Arrow-right Camera
The Spokesman-Review Newspaper
Spokane, Washington  Est. May 19, 1883

‘He can communicate with anyone,’ longtime Panhandle wildlife official retires after securing millions for fisheries work

Early in 1999, Avista filed a new federal operating license for two dams on the Clark Fork River.

The 47-page agreement was modest in size as far as famously massive federal regulatory documents go. Nonetheless, it represented a milestone in hydropower projects. For the first time, a dam was relicensed before its 50-year federal license expired.

Even more impressive? The relicensing was completed with the blessing of 27 tribal, state and environmental groups in Montana and Idaho.

More than 20 years later, money from that settlement, known now as the Clark Fork Settlement Agreement, has funded conservation and habitat restoration work up and down the Clark Fork river drainage, all of which is why Chip Corsi names it his biggest success.

“Maybe the single most worthwhile thing I’ve worked on,” Corsi said when asked to reflect on a 40-year career with the Idaho Department of Fish and Game. “We’re still benefiting from that now.”
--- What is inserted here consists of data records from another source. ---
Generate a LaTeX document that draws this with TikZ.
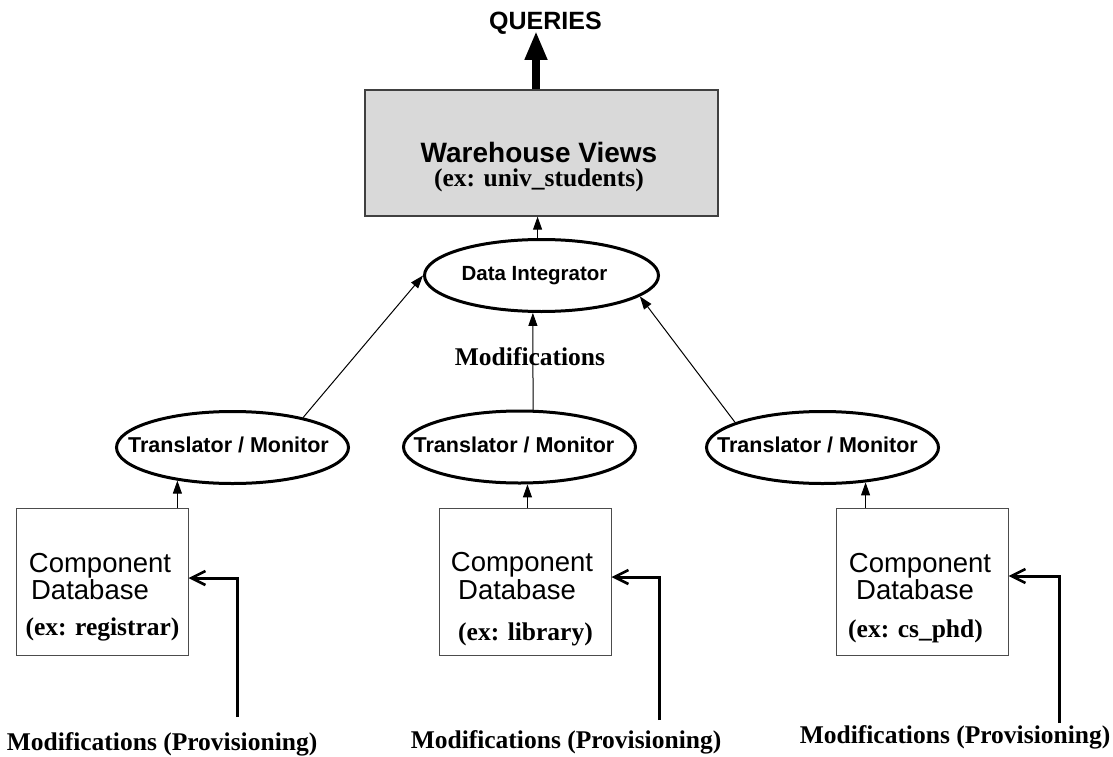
\documentclass[tikz,border=0pt]{standalone}
\usepackage{fontspec}
\setmainfont{Liberation Serif}
\setsansfont{Liberation Sans}
\usetikzlibrary{shapes.geometric,arrows.meta,calc}
\tikzset{
  ell/.style={ellipse, draw=black, line width=3pt, minimum width=232pt, minimum height=72pt, inner sep=0pt},
  dbbox/.style={rectangle, draw=black!70, line width=1pt, minimum width=172pt, minimum height=147pt, inner sep=0pt},
  whbox/.style={rectangle, draw=black!75, fill=black!15, line width=1.3pt, minimum width=353pt, minimum height=126pt, inner sep=0pt},
  conn/.style={line width=1pt, -{Triangle[length=13pt,width=9pt]}},
  prov/.style={line width=3pt, -{Straight Barb[length=14pt,width=14pt,line width=2.6pt]}},
  qarrow/.style={line width=8pt, -{Triangle[length=29pt,width=21pt]}},
  lbl/.style={anchor=base, inner sep=0pt},
  sansb/.style={lbl, font=\fontsize{21.5}{24}\selectfont\sffamily\bfseries},
  sansbig/.style={lbl, font=\fontsize{28}{30}\selectfont\sffamily\bfseries},
  sansq/.style={lbl, font=\fontsize{25}{28}\selectfont\sffamily\bfseries},
  sansr/.style={lbl, font=\fontsize{27.5}{30}\selectfont\sffamily},
  serifb/.style={lbl, font=\fontsize{25.5}{28}\selectfont\rmfamily\bfseries},
}
\begin{document}
\begin{tikzpicture}[x=1pt,y=-1pt]
\useasboundingbox (0,0) rectangle (1113,757);

% warehouse
\node[whbox] (wh) at (541.5,153) {};
\node[sansbig] (whA) at (539,162) {Warehouse Views};
\node[serifb] (whB) at (539,186) {(ex: univ\_students)};
\node[sansq] (q) at (545.5,30) {QUERIES};
\coordinate (qtip) at (536,31);
\draw[qarrow] (qtip |- wh.north) -- (qtip);

% data integrator
\node[ell, minimum width=234pt] (di) at (541.5,275.5) {};
\node[sansb, font=\fontsize{20.5}{24}\selectfont\sffamily\bfseries] (diT) at (534.5,280) {Data Integrator};
\draw[conn] (di.96.8) -- (di.96.8 |- wh.south);

% translators
\node[ell] (tm1) at (232.5,447.5) {};
\node[ell] (tm2) at (519.5,447) {};
\node[ell] (tm3) at (822.5,447.5) {};
\node[sansb] (tm1T) at (228.5,452) {Translator / Monitor};
\node[sansb] (tm2T) at (514,452) {Translator / Monitor};
\node[sansb] (tm3T) at (817.5,452) {Translator / Monitor};

\draw[conn] (tm1.23.7) -- (di.west);
\draw[conn] (tm2.70.1) -- (di.257.2);
\draw[conn] (tm3.164.4) -- (di.-12);
\node[serifb] (modm) at (530,365) {Modifications};

% component databases
\node[dbbox] (b1) at (102,581.5) {};
\node[dbbox] (b2) at (525,581.5) {};
\node[dbbox] (b3) at (922,581.5) {};

\node[sansr] (b1a) at (100,572) {Component};
\node[sansr] (b1b) at (90,599) {Database};
\node[serifb] (b1c) at (102.5,635) {(ex: registrar)};
\node[sansr] (b2a) at (522,571) {Component};
\node[sansr] (b2b) at (517,599) {Database};
\node[serifb] (b2c) at (525.5,640) {(ex: library)};
\node[sansr] (b3a) at (920,572) {Component};
\node[sansr] (b3b) at (915,599) {Database};
\node[serifb] (b3c) at (915.5,637) {(ex: cs\_phd)};

\draw[conn] (tm1.211.4 |- b1.north) -- (tm1.211.4);
\draw[conn] (tm2.282.8 |- b2.north) -- (tm2.282.8);
\draw[conn] (tm3.321.3 |- b3.north) -- (tm3.321.3);

% provisioning
\coordinate (p1) at (237,717);
\coordinate (p2) at (659,720);
\coordinate (p3) at (1059,723);
\draw[prov] (p1) |- ($(b1.east)+(0,-3.5)$);
\draw[prov] (p2) |- ($(b2.east)+(0,-4.5)$);
\draw[prov] (p3) |- ($(b3.east)+(0,-5.5)$);
\node[serifb] (m1) at (162,750) {Modifications (Provisioning)};
\node[serifb] (m2) at (566,748) {Modifications (Provisioning)};
\node[serifb] (m3) at (955,743) {Modifications (Provisioning)};
\end{tikzpicture}
\end{document}
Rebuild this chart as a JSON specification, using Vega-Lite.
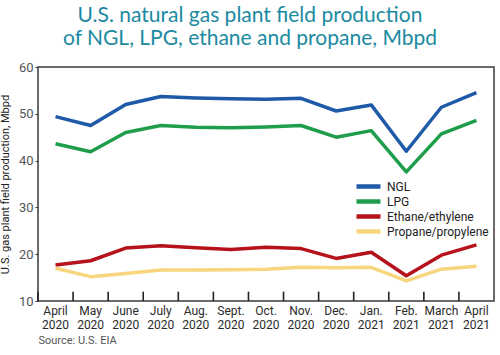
{
  "$schema": "https://vega.github.io/schema/vega-lite/v6.json",
  "width": 456,
  "height": 234,
  "autosize": {"type": "none"},
  "padding": {"left": 38, "top": 67, "right": 6, "bottom": 54},
  "background": "white",
  "title": {
    "text": ["U.S. natural gas plant field production", "of NGL, LPG, ethane and propane, Mbpd"],
    "font": "Lato",
    "fontSize": 21,
    "fontWeight": "normal",
    "color": "#1b8aa1",
    "anchor": "middle",
    "frame": "group",
    "dx": -16,
    "offset": 12,
    "lineHeight": 23
  },
  "config": {
    "view": {"stroke": "#3a3a3a", "strokeWidth": 1.5},
    "axis": {"labelFont": "Roboto", "titleFont": "Roboto"},
    "legend": {"labelFont": "Roboto"}
  },
  "data": {
    "values": [
      {"month": "April 2020", "series": "NGL", "value": 49.4},
      {"month": "May 2020", "series": "NGL", "value": 47.5},
      {"month": "June 2020", "series": "NGL", "value": 52.0},
      {"month": "July 2020", "series": "NGL", "value": 53.7},
      {"month": "Aug. 2020", "series": "NGL", "value": 53.4},
      {"month": "Sept. 2020", "series": "NGL", "value": 53.2},
      {"month": "Oct. 2020", "series": "NGL", "value": 53.1},
      {"month": "Nov. 2020", "series": "NGL", "value": 53.3},
      {"month": "Dec. 2020", "series": "NGL", "value": 50.6},
      {"month": "Jan. 2021", "series": "NGL", "value": 51.9},
      {"month": "Feb. 2021", "series": "NGL", "value": 42.0},
      {"month": "March 2021", "series": "NGL", "value": 51.4},
      {"month": "April 2021", "series": "NGL", "value": 54.5},
      {"month": "April 2020", "series": "LPG", "value": 43.6},
      {"month": "May 2020", "series": "LPG", "value": 41.9},
      {"month": "June 2020", "series": "LPG", "value": 46.0},
      {"month": "July 2020", "series": "LPG", "value": 47.5},
      {"month": "Aug. 2020", "series": "LPG", "value": 47.1},
      {"month": "Sept. 2020", "series": "LPG", "value": 47.0},
      {"month": "Oct. 2020", "series": "LPG", "value": 47.2},
      {"month": "Nov. 2020", "series": "LPG", "value": 47.5},
      {"month": "Dec. 2020", "series": "LPG", "value": 45.0},
      {"month": "Jan. 2021", "series": "LPG", "value": 46.4},
      {"month": "Feb. 2021", "series": "LPG", "value": 37.6},
      {"month": "March 2021", "series": "LPG", "value": 45.7},
      {"month": "April 2021", "series": "LPG", "value": 48.6},
      {"month": "April 2020", "series": "Ethane/ethylene", "value": 17.7},
      {"month": "May 2020", "series": "Ethane/ethylene", "value": 18.6},
      {"month": "June 2020", "series": "Ethane/ethylene", "value": 21.3},
      {"month": "July 2020", "series": "Ethane/ethylene", "value": 21.8},
      {"month": "Aug. 2020", "series": "Ethane/ethylene", "value": 21.4},
      {"month": "Sept. 2020", "series": "Ethane/ethylene", "value": 21.0},
      {"month": "Oct. 2020", "series": "Ethane/ethylene", "value": 21.5},
      {"month": "Nov. 2020", "series": "Ethane/ethylene", "value": 21.2},
      {"month": "Dec. 2020", "series": "Ethane/ethylene", "value": 19.1},
      {"month": "Jan. 2021", "series": "Ethane/ethylene", "value": 20.4},
      {"month": "Feb. 2021", "series": "Ethane/ethylene", "value": 15.4},
      {"month": "March 2021", "series": "Ethane/ethylene", "value": 19.8},
      {"month": "April 2021", "series": "Ethane/ethylene", "value": 22.0},
      {"month": "April 2020", "series": "Propane/propylene", "value": 17.0},
      {"month": "May 2020", "series": "Propane/propylene", "value": 15.2},
      {"month": "June 2020", "series": "Propane/propylene", "value": 15.9},
      {"month": "July 2020", "series": "Propane/propylene", "value": 16.6},
      {"month": "Aug. 2020", "series": "Propane/propylene", "value": 16.6},
      {"month": "Sept. 2020", "series": "Propane/propylene", "value": 16.7},
      {"month": "Oct. 2020", "series": "Propane/propylene", "value": 16.8},
      {"month": "Nov. 2020", "series": "Propane/propylene", "value": 17.2},
      {"month": "Dec. 2020", "series": "Propane/propylene", "value": 17.1},
      {"month": "Jan. 2021", "series": "Propane/propylene", "value": 17.2},
      {"month": "Feb. 2021", "series": "Propane/propylene", "value": 14.3},
      {"month": "March 2021", "series": "Propane/propylene", "value": 16.8},
      {"month": "April 2021", "series": "Propane/propylene", "value": 17.4}
    ]
  },
  "encoding": {
    "x": {
      "field": "month",
      "type": "ordinal",
      "scale": {
        "type": "band",
        "paddingInner": 0,
        "paddingOuter": 0,
        "domain": ["April 2020", "May 2020", "June 2020", "July 2020", "Aug. 2020", "Sept. 2020", "Oct. 2020", "Nov. 2020", "Dec. 2020", "Jan. 2021", "Feb. 2021", "March 2021", "April 2021"]
      },
      "axis": {
        "title": "Source: U.S. EIA",
        "titleAnchor": "start",
        "titleAlign": "left",
        "titleFontSize": 11,
        "titleFontWeight": "normal",
        "titleColor": "#555555",
        "titlePadding": 4,
        "labelAngle": 0,
        "labelExpr": "split(datum.label, ' ')",
        "labelFontSize": 12,
        "labelColor": "#2a2a2a",
        "labelLineHeight": 14,
        "labelPadding": 4,
        "ticks": false,
        "domain": false
      }
    }
  },
  "layer": [
    {
      "transform": [{"filter": "datum.series === 'NGL'"}],
      "mark": {"type": "rule", "color": "#222222", "strokeWidth": 1.6},
      "encoding": {
        "x": {"field": "month", "type": "ordinal", "bandPosition": 0},
        "y": {"datum": 10},
        "y2": {"datum": 12}
      }
    },
    {
      "mark": {"type": "line", "strokeWidth": 3.5, "strokeJoin": "round"},
      "encoding": {
        "x": {"field": "month", "type": "ordinal", "bandPosition": 0.5},
        "y": {
          "field": "value",
          "type": "quantitative",
          "scale": {"domain": [10, 60], "nice": false, "zero": false},
          "axis": {
            "title": "U.S. gas plant field production, Mbpd",
            "titleFontSize": 11,
            "titleFontWeight": "normal",
            "titleColor": "#222222",
            "titlePadding": 8,
            "values": [10, 20, 30, 40, 50, 60],
            "labelFontSize": 13,
            "labelColor": "#555555",
            "tickSize": 3,
            "tickColor": "#3a3a3a",
            "labelPadding": 2,
            "grid": false,
            "domain": false
          }
        },
        "color": {
          "field": "series",
          "type": "nominal",
          "scale": {
            "domain": ["NGL", "LPG", "Ethane/ethylene", "Propane/propylene"],
            "range": ["#1e5aa8", "#1e9e4a", "#b5121b", "#f8d67e"]
          },
          "legend": {
            "title": null,
            "orient": "none",
            "legendX": 316,
            "legendY": 112,
            "symbolType": "stroke",
            "symbolStrokeWidth": 4.5,
            "symbolSize": 576,
            "clipHeight": 15,
            "labelFontSize": 12,
            "labelColor": "#222222",
            "rowPadding": 0,
            "labelOffset": 4
          }
        }
      }
    }
  ]
}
Corsi retired in late June as the Panhandle Regional director for IDFG. After 42 years of employment, he was the longest-serving IDFG employee. But in the 1990s, Corsi was an environmental biologist tasked with representing IDFG’s interests during the dam negotiations.

“It was pretty intense. They had fantastic facilitators and they did everything right in terms of bringing people together,” he said. “It was five years of a lot of meetings. A lot of meetings.”

The outcome was worth the effort, he said. Particularly because nearly all involved were happy about the settlement, upending clichés about compromise leading to everyone losing. While Corsi was just one of many players involved, those who worked with him, then and since, say he’s particularly good at balancing competing interests and perspectives.

“He was a collaborator before that word was popular,” said Ed Schriever, the director of IDFG, who started his career working for Corsi. “We manage a public trust resource and Chip holds that responsibility so sacred.”

Deane Osterman, the executive director of the Kalispel Tribe’s natural resources department, echoed Schriever’s praise.

“Well, the relationship between Idaho and tribes has always been a challenging one,” he said. “He made those challenges a heck of a lot easier. It’s a huge thing, this retirement.

“Chip has been the heart and soul there for a long, long time. He’s been the catalyst of our relationship with IDFG.”

While Corsi has worked on all types of issues – from the recolonization of wolves to the recovery of Panhandle elk herds – much of his work has focused on fisheries, particularly trout.

“So much trout water has flowed under Chip’s bridge,” former S-R outdoors editor Rich Landers said in an email.

Corsi was in charge during the influx of predatory lake trout, northern pike and walleye into North Idaho, particularly on Lake Pend Oreille. He also helped implement catch-and-release rules for trout in the Panhandle, a contentious process which ultimately “allowed the North Fork Coeur d’Alene and St. Joe rivers to become among the best cutthroat trout streams in the country,” Landers said. That’s not to mention the return of a burbot fishery on the Kootenai River and the re-emergence of kokanee, rainbows and bull trout populations on Lake Pend Oreille.

“I confess to being a trout junkie,” Corsi said.

That makes sense if you consider his history. Born in Long Island, New York, his mother’s family had a place in the Catskill Mountains. When Corsi was 4, his grandfather took him fishing for the first time.

Thus started a lifelong love.

“I thought that was the coolest thing in the world,” he said. “I got hooked on that really quick. I haven’t been unhooked ever since.”

Corsi attended the University of Idaho, where he studied fish biology with every intention of returning to his home territory when he graduated. One thing led to another and he got a summer job with IDFG and married a “local girl.”

All of which was fortuitous. With the benefit of 40 years of hindsight, Corsi said he’s come to realize he works in the best place to be a wildlife biologist.

“For what we do as an agency, I can’t think of a better place in the Lower 48, I would argue anywhere, to do this,” he said. “We aren’t trying to hang on to the last thing in most cases.”

One notable exception has been mountain caribou, which were extirpated from the Lower 48 under Corsi’s watch.

“It was a race against the clock that got lost,” he said. “It’s a bummer.”

Still, there were more successes than failures during Corsi’s 40 years. Many of those successes were funded, to some degree, by the more than $1 million available to IDFG each year under the terms of the Clark Fork Settlement Agreement. It’s a testament to Corsi’s collaborative skills and vision, Osterman said.

“The web of relationships that you build are, I think, the single most important facet of how we get stuff done,” Osterman said. “Because certainly there are technical problems and scientific problems, but most of the time we’re dealing with human problems.

“Chip is very good at communicating in large controversial settings. He can put people at ease but maintain his ground. He’s folksy as all get out. He can communicate with anyone.”